Hunger Strike Pushes Immigration Groups to Get Behind the DREAM Act

For 10 long days, they starved themselves on the streets of New York, withstanding the humidity, the cold nights, the cops, and disingenuous politicians. Some of the hunger strikers were high school graduates while others were recent college graduates. They sat outside Senator Schumer’s office, asking the Chair of the Immigration Subcommittee to move the DREAM Act as a bill separate from a non-existent comprehensive immigration reform process.

There’s little mention that the hunger strike was initially called because Senator Schumer broke his promise of moving on the DREAM Act as a bill after Memorial Day. His office promised the students from New York that absent a comprehensive immigration reform package, the Democratic legislator would schedule a vote on the legislation that could grant a couple million undocumented youth a pathway to citizenship. But he said he would need the co-sponsorship of some critical legislators, including the Maine Republicans and Senator Brown from Massachusetts to move forward.

With the hunger strike underway, his staff agreed to a meeting in D.C. that included members of the Reform Immigration for America coalition and the DREAM Act leadership from New York so that all sides could come to an agreement on how to move forward.

On Thursday, the students broke into smaller teams — three headed to sit-in at Schumer’s office in Long Island, three more went to his D.C. office for the scheduled meeting, and the remaining four strikers, surrounded by a throng of supporters, broke their fast with a die-in outside the New York office.

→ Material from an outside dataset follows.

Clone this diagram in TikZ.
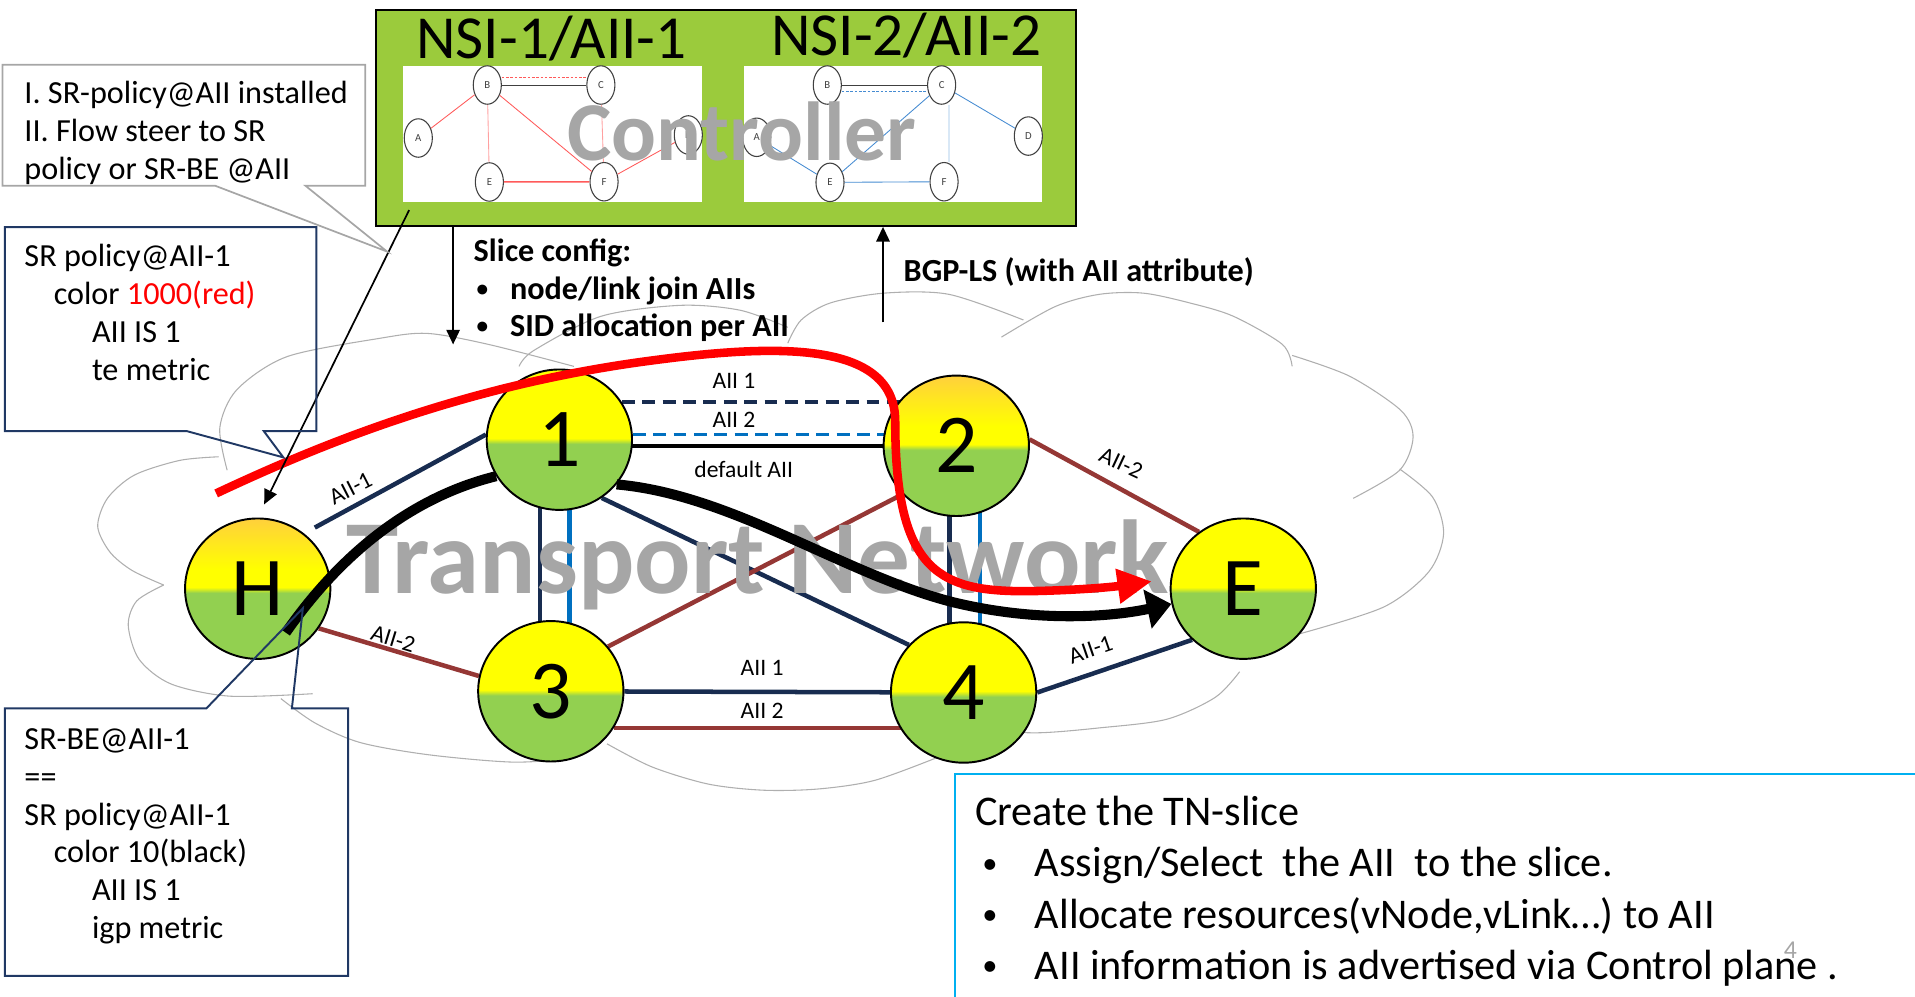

The meeting was conducted and deals brokered, but without the voice of undocumented students, who were shut out from the process. When the strikers arrived in D.C. for the meeting, an aide for Schumer revealed it had already taken place and that the management team of the Reform Immigration for America (RI4A) coalition only supported the DREAM Act as a part of comprehensive immigration reform legislation. Yet there are many good reasons to support a standalone DREAM Act and in the process help the chances for future comprehensive reform.

After starving for 10 days and hearing that backdoor deals were again made without their input, the students could no longer remain silent. Undocumented youth publicly confronted members of the RI4A coalition, who denied the allegation without supporting a standalone DREAM Act. America’s Voice and the Center for Community Change, two major groups for immigration reform, went on record for the first time, admitting that comprehensive reform had stalled and that it was time to pass the DREAM Act. Along with the National Council of La Raza and the National Immigration Law Center, they are now committed to throwing lobbying resources behind undocumented students. But it might be too little, too late.

Senator Schumer did meet with the hunger strikers for 10 minutes, claiming that he needed 5 more cosponsors to move the legislation. Given that it already has the votes required to move out of the Senate Judiciary Committee and onto the floor, the statement sounds like a ploy to buy more time and do nothing while the window of opportunity closes for any relief this year.